Both ideas, multigrid in time as well as adopting multiple shooting for time integration, go back to the 1980s and 1990s.
Parareal is a widely studied method and has been used and modified for a range of different applications.
Ideas to parallelize the solution of initial value problems go back even further: the first paper proposing a parallel-in-time integration method appeared in 1964.

== Algorithm ==

===The Problem===
The goal is to solve an initial value problem of the form

$\frac{\mathrm{d} u}{\mathrm{d}t} = f(t,u) \quad \text{over} \quad t \in [t_0,T] \quad \text{with} \quad u(t_0) = u^0.$

The right hand side $f$ is assumed to be a smooth (possibly nonlinear) function. It can also correspond to the spatial discretization of a partial differential equation in a method of lines approach. We wish to solve this problem on a temporal mesh of $N+1$ equally spaced points $(t_0,t_1,\ldots,t_N)$, where $t_{j+1} = t_j + \Delta T$ and $\Delta T = (T-t_0)/N$. Carrying out this discretisation we obtain a partitioned time interval consisting of time slices $[t_j,t_{j+1}]$ for $j = 0,\ldots,N-1$.

The objective is to calculate numerical approximations $U_j$ to the exact solution $u(t_j)$ using a serial time-stepping method (e.g. Runge-Kutta) that has high numerical accuracy (and therefore high computational cost).
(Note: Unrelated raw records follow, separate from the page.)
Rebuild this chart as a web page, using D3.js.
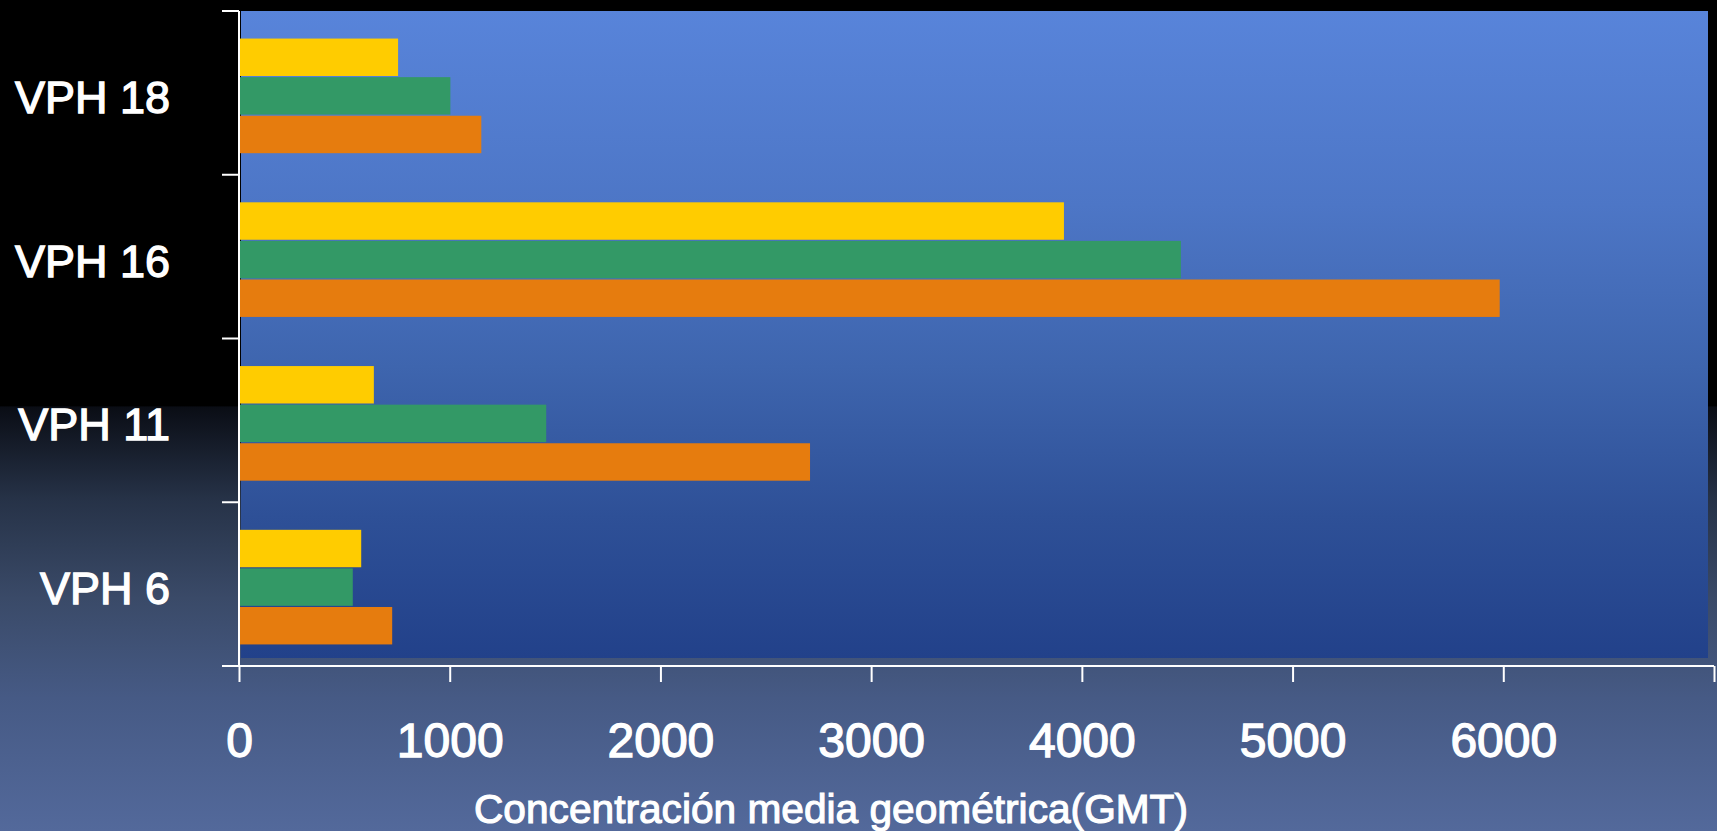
<!DOCTYPE html>
<html>
<head>
<meta charset="utf-8">
<script src="https://cdn.jsdelivr.net/npm/d3@7/dist/d3.min.js"></script>
<style>
  html, body { margin: 0; padding: 0; background: #000; }
  svg { display: block; }
</style>
</head>
<body>
<svg id="chart" width="1717" height="831"></svg>
<script>
// ---- data ----
const categories = ["VPH 18", "VPH 16", "VPH 11", "VPH 6"];
const seriesNames = ["serie3", "serie2", "serie1"];          // top-to-bottom inside each group
const seriesColors = ["#ffcc00", "#339966", "#e67c0e"];
const serie3Values = [755, 3915, 640, 580];    // yellow
const serie2Values = [1003, 4470, 1458, 540];  // green
const serie1Values = [1150, 5983, 2710, 727];  // orange
const xTicks = [0, 1000, 2000, 3000, 4000, 5000, 6000, 7000];
const xTickLabels = ["0", "1000", "2000", "3000", "4000", "5000", "6000", ""];
const xTitle = "Concentración media geométrica(GMT)";

const seriesValues = [serie3Values, serie2Values, serie1Values];

const W = 1717, H = 831;
const FONT = "'Liberation Sans', Arial, sans-serif";
const svg = d3.select("#chart");
const defs = svg.append("defs");

// page background
const pg = defs.append("linearGradient").attr("id", "pageGrad")
  .attr("x1", 0).attr("y1", 0).attr("x2", 0).attr("y2", 1);
[[0, "#000000"], [0.488, "#000000"], [0.49, "#0a0d15"], [0.6, "#263247"],
 [0.72, "#3a4a68"], [0.84, "#465a85"], [1, "#53699b"]]
  .forEach(([o, c]) => pg.append("stop").attr("offset", o).attr("stop-color", c));
svg.append("rect").attr("width", W).attr("height", H).attr("fill", "url(#pageGrad)");

// plot area background
const bg = defs.append("linearGradient").attr("id", "plotGrad")
  .attr("x1", 0).attr("y1", 0).attr("x2", 0).attr("y2", 1);
[[0, "#5884da"], [0.3, "#4d76c6"], [0.55, "#3e65ae"], [0.78, "#2e5097"], [1, "#22418a"]]
  .forEach(([o, c]) => bg.append("stop").attr("offset", o).attr("stop-color", c));

const x = d3.scaleLinear().domain([0, 7000]).range([239, 1714]);
const y = d3.scaleBand().domain(categories).range([11, 666]).paddingInner(0.3).paddingOuter(0.15);
const ySub = d3.scaleBand().domain(seriesNames).range([0, y.bandwidth()]).paddingInner(0.03);
const groupShift = 3;

svg.append("rect")
  .attr("x", 241).attr("y", 11)
  .attr("width", 1708 - 241).attr("height", 658 - 11)
  .attr("fill", "url(#plotGrad)");

// bars
seriesNames.forEach((s, si) => {
  svg.append("g").selectAll("rect")
    .data(categories.map((c, ci) => ({ c, v: seriesValues[si][ci] })))
    .join("rect")
    .attr("x", x(0))
    .attr("y", d => y(d.c) + groupShift + ySub(s))
    .attr("width", d => x(d.v) - x(0))
    .attr("height", ySub.bandwidth())
    .attr("fill", seriesColors[si]);
});

function textStyle(sel, size) {
  sel.attr("fill", "#fff")
    .attr("stroke", "#fff")
    .attr("stroke-width", 1.3)
    .style("font-family", FONT)
    .style("font-size", size + "px");
}

// x axis
const xAxis = svg.append("g").attr("transform", `translate(0,666)`)
  .call(d3.axisBottom(x).tickValues(xTicks).tickSize(16).tickFormat((d, i) => xTickLabels[i]));
xAxis.select(".domain").attr("stroke", "#fff").attr("stroke-width", 2)
  .attr("d", `M${x(0) - 17},0H${x(7000)}`);
xAxis.selectAll(".tick line").attr("stroke", "#fff").attr("stroke-width", 2);
xAxis.selectAll(".tick text")
  .attr("y", 0).attr("dy", 0)
  .attr("transform", "translate(0,91)")
  .call(textStyle, 48);

// y axis (category boundaries as ticks)
const yAxisG = svg.append("g");
yAxisG.append("line")
  .attr("x1", x(0)).attr("x2", x(0)).attr("y1", 11).attr("y2", 666)
  .attr("stroke", "#fff").attr("stroke-width", 2);
const boundaries = categories.map((c, i) => i === 0 ? 11 : y(c) - y.step() * y.paddingInner() / 2);
boundaries.push(666);
yAxisG.selectAll("line.tick").data(boundaries).join("line").attr("class", "tick")
  .attr("x1", x(0) - 17).attr("x2", x(0)).attr("y1", d => d).attr("y2", d => d)
  .attr("stroke", "#fff").attr("stroke-width", 2);

yAxisG.selectAll("text").data(categories).join("text")
  .attr("x", 170)
  .attr("y", c => y(c) + groupShift + y.bandwidth() / 2 + 17)
  .attr("text-anchor", "end")
  .call(textStyle, 45)
  .text(c => c);

// axis title
svg.append("text")
  .attr("x", 831).attr("y", 823)
  .attr("text-anchor", "middle")
  .attr("textLength", 714)
  .attr("lengthAdjust", "spacingAndGlyphs")
  .call(textStyle, 40)
  .attr("stroke-width", 1.1)
  .text(xTitle);
</script>
</body>
</html>
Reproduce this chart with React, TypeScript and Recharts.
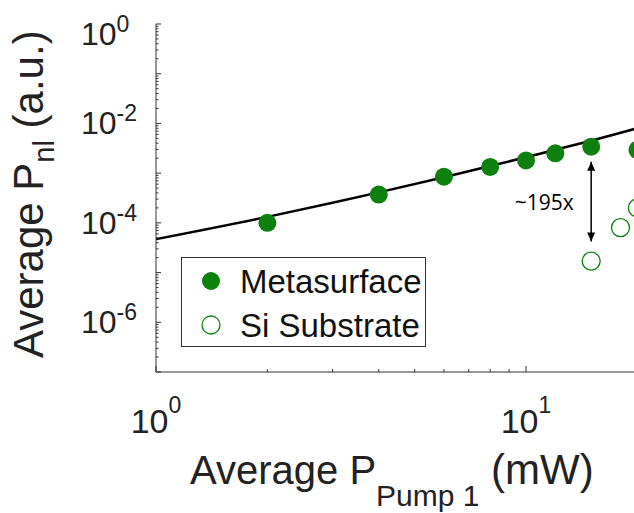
import { ComposedChart, Scatter, Line, XAxis, YAxis, ReferenceDot } from 'recharts'

// x values in mW, y values in a.u.
const metaX = [2, 4, 6, 8, 10, 12, 15, 20]
const metaY = [1.0e-4, 3.7e-4, 8.5e-4, 1.33e-3, 1.8e-3, 2.5e-3, 3.4e-3, 2.95e-3]
const siX = [15, 18, 20]
const siY = [1.7e-5, 8.0e-5, 2.0e-4]
const fitX = [1, 2, 3, 4, 6, 8, 10, 12, 15, 20]
const fitY = [4.7e-5, 1.32e-4, 2.53e-4, 4.1e-4, 8.3e-4, 1.39e-3, 2.09e-3, 2.95e-3, 4.5e-3, 8.0e-3]
const arrowX = [15, 15]
const arrowY = [1.7e-3, 4.2e-5]
const seriesNames = ['Metasurface', 'Si Substrate']

const xTicks = [1, 2, 3, 4, 5, 6, 7, 8, 9, 10]
const xLabeled = [1, 10]
const yDecades = [1e-7, 1e-6, 1e-5, 1e-4, 1e-3, 1e-2, 1e-1, 1]
const yLabeled = [1e-6, 1e-4, 1e-2, 1]
const mantissas = [2, 3, 4, 5, 6, 7, 8, 9]

const metaData = metaX.map((x, i) => ({ x, y: metaY[i] }))
const siData = siX.map((x, i) => ({ x, y: siY[i] }))
const fitData = fitX.map((x, i) => ({ x, y: fitY[i] }))
const arrowData = arrowX.map((x, i) => ({ x, y: arrowY[i] }))
const yTicks = [
  ...yDecades,
  ...yDecades.slice(0, -1).flatMap((d) => mantissas.map((m) => m * d)),
].sort((a, b) => a - b)

const GREEN = '#0d800d'
const AX = '#333'
const FONT = 'Liberation Sans, Arial, sans-serif'
const LEFT = 156
const TOP = 24
const BOTTOM = 372
const R = 9

const isMajor = (v: number, list: number[]) => list.some((t) => Math.abs(t - v) / t < 1e-6)
const exp = (v: number) => Math.round(Math.log10(v))

function BottomTick({ x, payload }: any) {
  const v = payload.value
  const major = isMajor(v, xLabeled)
  return (
    <g>
      <line x1={x} x2={x} y1={BOTTOM} y2={BOTTOM - (major ? 6 : 3)} stroke={AX} />
      {major && (
        <text x={x} y={433} textAnchor="middle" fontSize={34} fill="#222" fontFamily={FONT}>
          10<tspan dy={-20} fontSize={23}>{exp(v)}</tspan>
        </text>
      )}
    </g>
  )
}

function TopTick({ x, payload }: any) {
  const major = isMajor(payload.value, xLabeled)
  return <line x1={x} x2={x} y1={TOP} y2={TOP + (major ? 6 : 3)} stroke={AX} />
}

function LeftTick({ y, payload }: any) {
  const v = payload.value
  const decade = isMajor(v, yDecades)
  const labeled = isMajor(v, yLabeled)
  const e = exp(v)
  return (
    <g>
      <line x1={LEFT} x2={LEFT + (decade ? 5 : 2.5)} y1={y} y2={y} stroke={AX} />
      {labeled && (
        <text x={81} y={y + 11 + (e === 0 ? 10 : 0)} fontSize={32} fill="#222" fontFamily={FONT}>
          10<tspan dy={-13} fontSize={23}>{e}</tspan>
        </text>
      )}
    </g>
  )
}

function XLabel() {
  return (
    <text x={190} y={484} fontSize={40} fill="#222" fontFamily={FONT}>
      Average P<tspan dy={22} fontSize={30}>Pump 1</tspan>
      <tspan dy={-22} fontSize={42}> (mW)</tspan>
    </text>
  )
}

function YLabel() {
  return (
    <text transform="rotate(-90)" x={-358} y={43} fontSize={42} fill="#222" fontFamily={FONT}>
      Average P<tspan dy={11} fontSize={29}>nl</tspan>
      <tspan dy={-11}> (a.u.)</tspan>
    </text>
  )
}

function Dot({ cx, cy }: any) {
  return <circle cx={cx} cy={cy} r={R} fill={GREEN} />
}

function Ring({ cx, cy }: any) {
  return <circle cx={cx} cy={cy} r={R} fill="none" stroke={GREEN} strokeWidth={1.3} />
}

function ArrowHead({ cx, cy, index }: any) {
  const d = index === 0 ? -1 : 1
  return (
    <path
      key={index}
      d={`M${cx},${cy} L${cx - 4},${cy - d * 9} L${cx + 4},${cy - d * 9} Z`}
      fill="#000"
    />
  )
}

function LegendBox() {
  return (
    <div
      style={{
        position: 'absolute',
        left: 181,
        top: 257,
        width: 245,
        height: 90,
        boxSizing: 'border-box',
        border: '1px solid #333',
        background: '#fff',
      }}
    >
      <svg width={243} height={88} style={{ display: 'block' }}>
        {seriesNames.map((name, i) => (
          <g key={name}>
            {i === 0 ? (
              <circle cx={29} cy={23 + i * 44} r={R} fill={GREEN} />
            ) : (
              <circle cx={29} cy={23 + i * 44} r={R} fill="none" stroke={GREEN} strokeWidth={1.3} />
            )}
            <text x={58} y={35 + i * 44} fontSize={33} fill="#111" fontFamily={FONT}>
              {name}
            </text>
          </g>
        ))}
      </svg>
    </div>
  )
}

export default function App() {
  return (
    <div style={{ position: 'absolute', left: 0, top: 0, width: 634, height: 513, background: '#fff' }}>
      <ComposedChart width={634} height={513} margin={{ top: TOP, right: 0, bottom: 0, left: 0 }}>
        <XAxis
          xAxisId={0}
          dataKey="x"
          type="number"
          scale="log"
          domain={[1, 19.58]}
          allowDataOverflow
          ticks={xTicks}
          interval={0}
          height={141}
          stroke={AX}
          tickLine={false}
          tick={<BottomTick />}
          label={<XLabel />}
        />
        <XAxis
          xAxisId="top"
          orientation="top"
          dataKey="x"
          type="number"
          scale="log"
          domain={[1, 19.58]}
          allowDataOverflow
          ticks={xTicks}
          interval={0}
          height={0}
          stroke={AX}
          tickLine={false}
          tick={<TopTick />}
        />
        <YAxis
          dataKey="y"
          type="number"
          scale="log"
          domain={[1e-7, 1]}
          allowDataOverflow
          ticks={yTicks}
          interval={0}
          width={LEFT}
          stroke={AX}
          tickLine={false}
          tick={<LeftTick />}
          label={<YLabel />}
        />
        <Line
          data={fitData}
          dataKey="y"
          type="monotone"
          stroke="#000"
          strokeWidth={2.5}
          dot={false}
          activeDot={false}
          isAnimationActive={false}
          legendType="none"
        />
        <Scatter data={metaData} dataKey="y" name={seriesNames[0]} shape={<Dot />} isAnimationActive={false} />
        <Scatter data={siData} dataKey="y" name={seriesNames[1]} shape={<Ring />} isAnimationActive={false} />
        <Line
          data={arrowData}
          dataKey="y"
          type="linear"
          stroke="#000"
          strokeWidth={1.5}
          dot={<ArrowHead />}
          activeDot={false}
          isAnimationActive={false}
          legendType="none"
        />
        <ReferenceDot
          x={11.2}
          y={2.55e-4}
          r={0}
          stroke="none"
          label={{ value: '~195x', position: 'center', fontSize: 21, fill: '#000', fontFamily: 'Open Sans, sans-serif' }}
        />
      </ComposedChart>
      <LegendBox />
    </div>
  )
}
We refer to this method as the fine solver $\mathcal{F}$, which propagates an initial value $U_j$ at time $t_j$ to a terminal value $U_{j+1}$ at time $t_{j+1}$. The goal is to calculate the solution (with high numerical accuracy) using $\mathcal{F}$ such that we obtain

$U_{j+1} = \mathcal{F}(t_j,t_{j+1},U_j), \quad \text{where} \quad U_0 = u^0.$

The problem with this (and the reason for attempting to solve in parallel in the first place) solution is that it is computationally infeasible to calculate in real-time.

===How it works===
Instead of using a single processor to solve the initial value problem (as is done with classical time-stepping methods), Parareal makes use of $N$ processors. The aim to is to use $N$ processors to solve $N$ smaller initial value problems (one on each time slice) in parallel. For example, in a MPI based code, $N$ would be the number of processes, while in an OpenMP based code, $N$ would be equal to the number of threads.

Parareal makes use of a second time-stepping method to solve this initial value problem in parallel, referred to as the coarse solver $\mathcal{G}$.
The coarse solver works the same way as the fine solver, propagating an initial value over a time interval of length $\Delta T$, however it does so at much lower numerical accuracy than $\mathcal{F}$ (and therefore at much lower computational cost).
Having a coarse solver that is much less computationally expensive than the fine solver is the key to achieving parallel speed-up with Parareal.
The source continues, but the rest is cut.